Does the Crime fit the Punishment?

At Webster Consulting we like to inform people about some of the potential dangers of modern computing. Whether that be on a traditional pc, smart phone or the new iPad. We don’t like to single out any particular country or region however the article below gives you the reader an indication of how BIG the problem really is.

Internet swindlers’ incomes in the Russian cyberspace exceed $1 billion a year. This data is given by Sergey Golovanov, a leading analyst at the Kaspersky Laboratory. According to his approximate estimates, every year 20 million users become victims of Internet malefactors in Russia alone.

Any senior school student with average computer literacy dreams of trying their hand at hacking. Cracking a licensed programmme or breaking into a classmate’s page on a popular social networking site seems quite a harmless joke at first. Gradually acquiring a taste for this activity in cyberspace, young hackers often start looking for material benefits.

The more skilled the malefactor, the more sophisticated and unusual are their methods of breaking into other people’s computers, experts say. Swindlers steal confidential and personal information with the help of various viruses, worms and trojans. The most popular targets for theft are e-mail and web services credentials, electronic purse passkeys and on-line games. Then this information paves the way for spamming, might be sold or plainly used for direct theft.

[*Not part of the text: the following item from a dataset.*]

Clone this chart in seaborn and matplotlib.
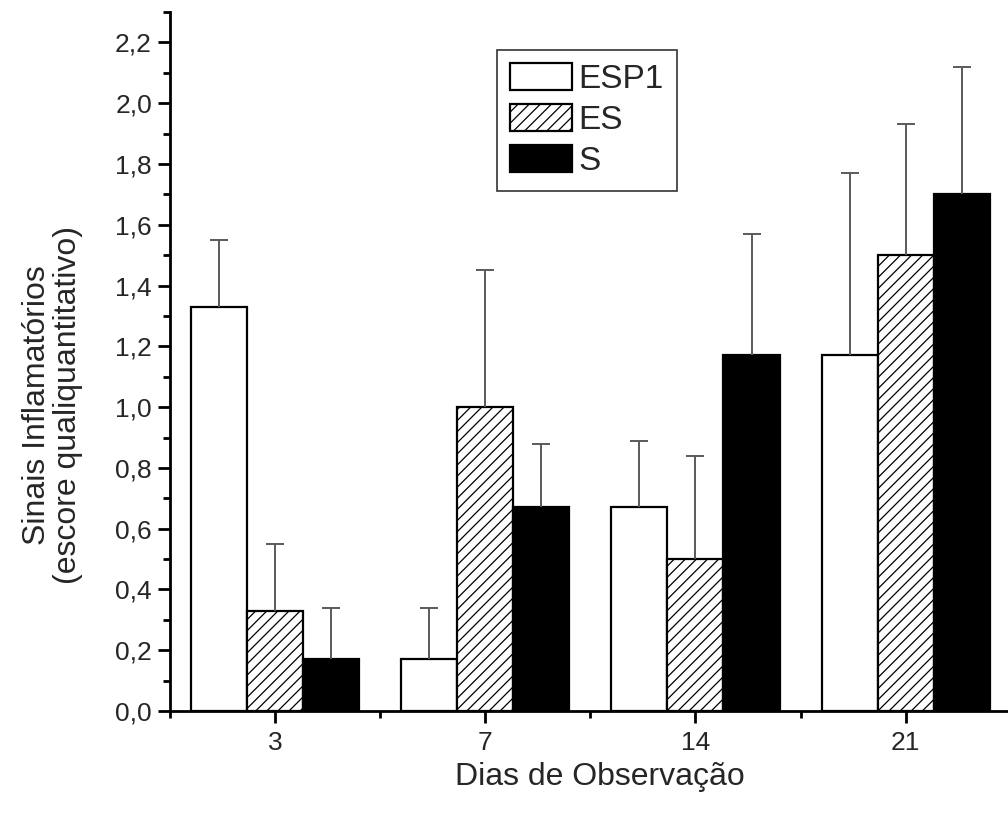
import pandas as pd
import matplotlib
matplotlib.use("Agg")
import matplotlib.pyplot as plt
from matplotlib.ticker import MultipleLocator, FuncFormatter
import seaborn as sns

dias = ["3", "7", "14", "21"]
grupos = ["ESP1", "ES", "S"]
esp1 = [1.33, 0.17, 0.67, 1.17]
es = [0.33, 1.00, 0.50, 1.50]
s = [0.17, 0.67, 1.17, 1.70]
erro_esp1 = [0.22, 0.17, 0.22, 0.60]
erro_es = [0.22, 0.45, 0.34, 0.43]
erro_s = [0.17, 0.21, 0.40, 0.42]

valores = {"ESP1": esp1, "ES": es, "S": s}
erros = {"ESP1": erro_esp1, "ES": erro_es, "S": erro_s}

df = pd.DataFrame([
    {"dia": d, "grupo": g, "valor": valores[g][i]}
    for g in grupos for i, d in enumerate(dias)
])

sns.set_theme(style="white")
plt.rcParams["font.family"] = ["Liberation Sans", "DejaVu Sans"]
plt.rcParams["hatch.linewidth"] = 0.9

fig = plt.figure(figsize=(10.08, 8.14), dpi=100)
ax = fig.add_axes([0.1687, 0.1265, 0.834, 0.8587])

sns.barplot(data=df, x="dia", y="valor", hue="grupo", order=dias,
            hue_order=grupos, palette=["white", "white", "black"],
            errorbar=None, width=0.8, saturation=1, ax=ax,
            edgecolor="black", linewidth=1.6)

hatches = {"ESP1": "", "ES": "///", "S": ""}
for g, cont in zip(grupos, ax.containers):
    xs = []
    for bar in cont:
        bar.set_hatch(hatches[g])
        bar.set_edgecolor("black")
        xs.append(bar.get_x() + bar.get_width() / 2)
    eb = ax.errorbar(xs, valores[g], yerr=[[0] * len(dias), erros[g]],
                     fmt="none", ecolor="#5a5a5a", elinewidth=1.4,
                     capsize=6.5, capthick=1.4, zorder=1)
    # only the upper cap is shown
    eb[1][0].set_visible(False)

ax.set_xlim(-0.5, 3.5)
ax.set_ylim(0, 2.3)
ax.yaxis.set_major_locator(MultipleLocator(0.2))
ax.yaxis.set_minor_locator(MultipleLocator(0.1))
ax.yaxis.set_major_formatter(FuncFormatter(lambda v, p: f"{v:.1f}".replace(".", ",")))
ax.set_xticks(range(len(dias)))
ax.set_xticks([i + 0.5 for i in range(-1, len(dias))], minor=True)

for side in ["top", "right"]:
    ax.spines[side].set_visible(False)
for side in ["left", "bottom"]:
    ax.spines[side].set_linewidth(2)
    ax.spines[side].set_color("black")

ax.tick_params(which="major", direction="out", length=8.5, width=2,
               labelsize=19, color="black", left=True, bottom=True)
ax.tick_params(which="minor", direction="out", length=5, width=2,
               color="black", left=True, bottom=True)
ax.tick_params(axis="y", pad=4.5)
ax.tick_params(axis="x", pad=6)

ax.set_xlabel("Dias de Observação", fontsize=23, va="center", ha="center")
ax.xaxis.set_label_coords(0.511, -0.095)
ax.set_ylabel("Sinais Inflamatórios\n(escore qualiquantitativo)",
              fontsize=23, linespacing=1.05, va="center", ha="center")
ax.yaxis.set_label_coords(-0.14, 0.438)

handles, labels = ax.get_legend_handles_labels()
for h, g in zip(handles, grupos):
    h.set_hatch(hatches[g])
    h.set_edgecolor("black")
leg = ax.legend(handles, labels, loc="upper left",
                bbox_to_anchor=(0.389, 0.946), fontsize=24,
                frameon=True, fancybox=False, handlelength=1.85,
                handleheight=0.85, labelspacing=0.28, handletextpad=0.2,
                borderpad=0.4, borderaxespad=0)
leg.get_frame().set_edgecolor("black")
leg.get_frame().set_linewidth(1.2)

fig.savefig("out.png", dpi=100)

“It often happens that users themselves do not take care of the confidentiality of their data on the Internet,” says Pavel Lebedev, the leader of the Internet World project of the Public Opinion Foundation.

“We have very interesting figures that say that about 60% of people have the same password for all their mailboxes, social network accounts, etc. This means that cracking only one element from a number of different sites allows a wrong-doer to gain access to the rest of this person’s data warehouses.”

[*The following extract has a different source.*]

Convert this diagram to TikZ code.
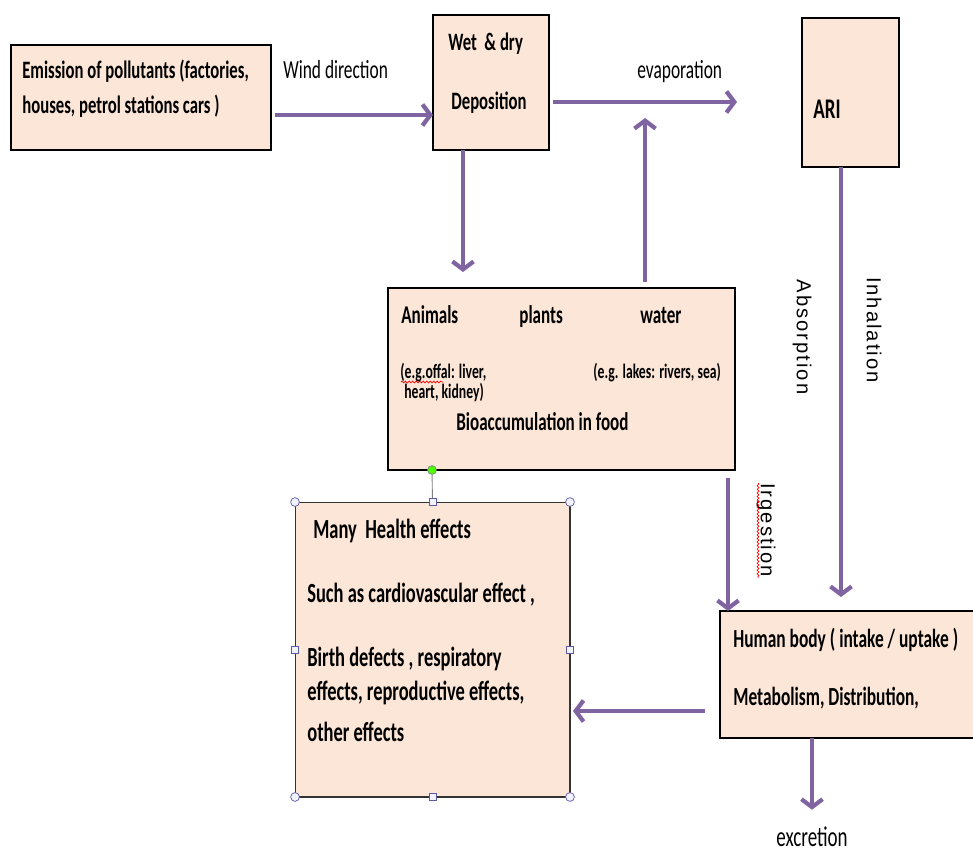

The cybercrime problem can be solved through simultaneously doing two things, Pavel Lebedev believes. The first is raising common computer literacy.

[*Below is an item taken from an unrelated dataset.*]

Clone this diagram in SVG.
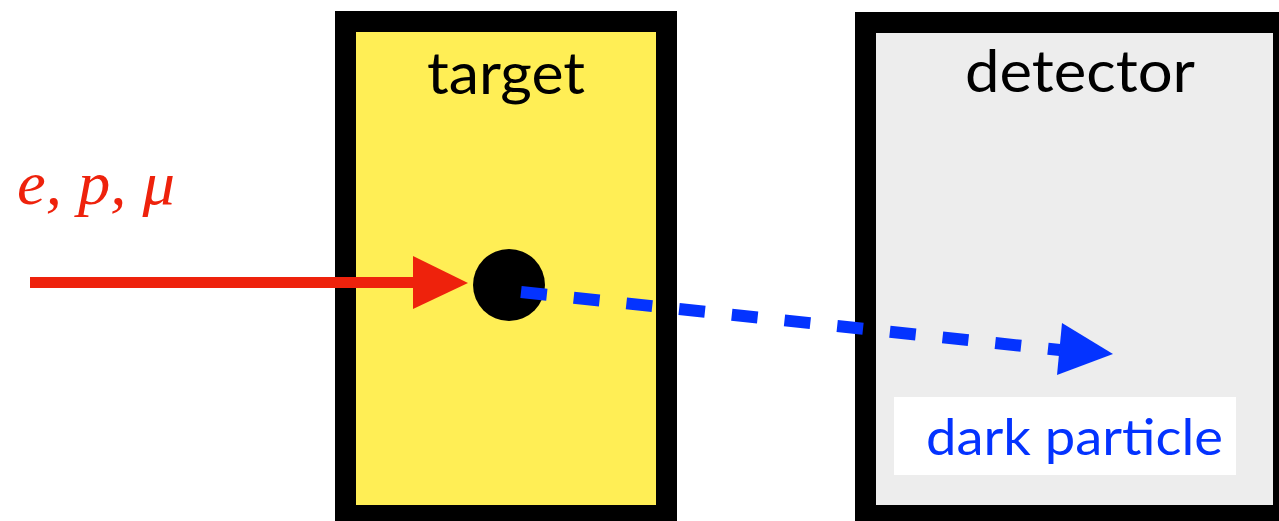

“I do not mean that people should be taught to use certain programmes but it should be explained to them that leaving personal data on digital carriers is the same as leaving it on paper. Moreover, stealing things in the digital world is much easier because everything is more open and available.”

Secondly, it is necessary to fine-tune the law. No more than 5-6 people a year are prosecuted for cybercrime in Russia. The number of crimes is higher manifold. Apart from that, the punishment is incomparable with the payoffs, so even when exposed, malefactors do not give up their illegal activities in the future.

Amendments to the law on personal data became effective in Russia in January 2011. They are aimed at protecting this data on the Internet. Experts believe that this is not enough, but this is only the beginning.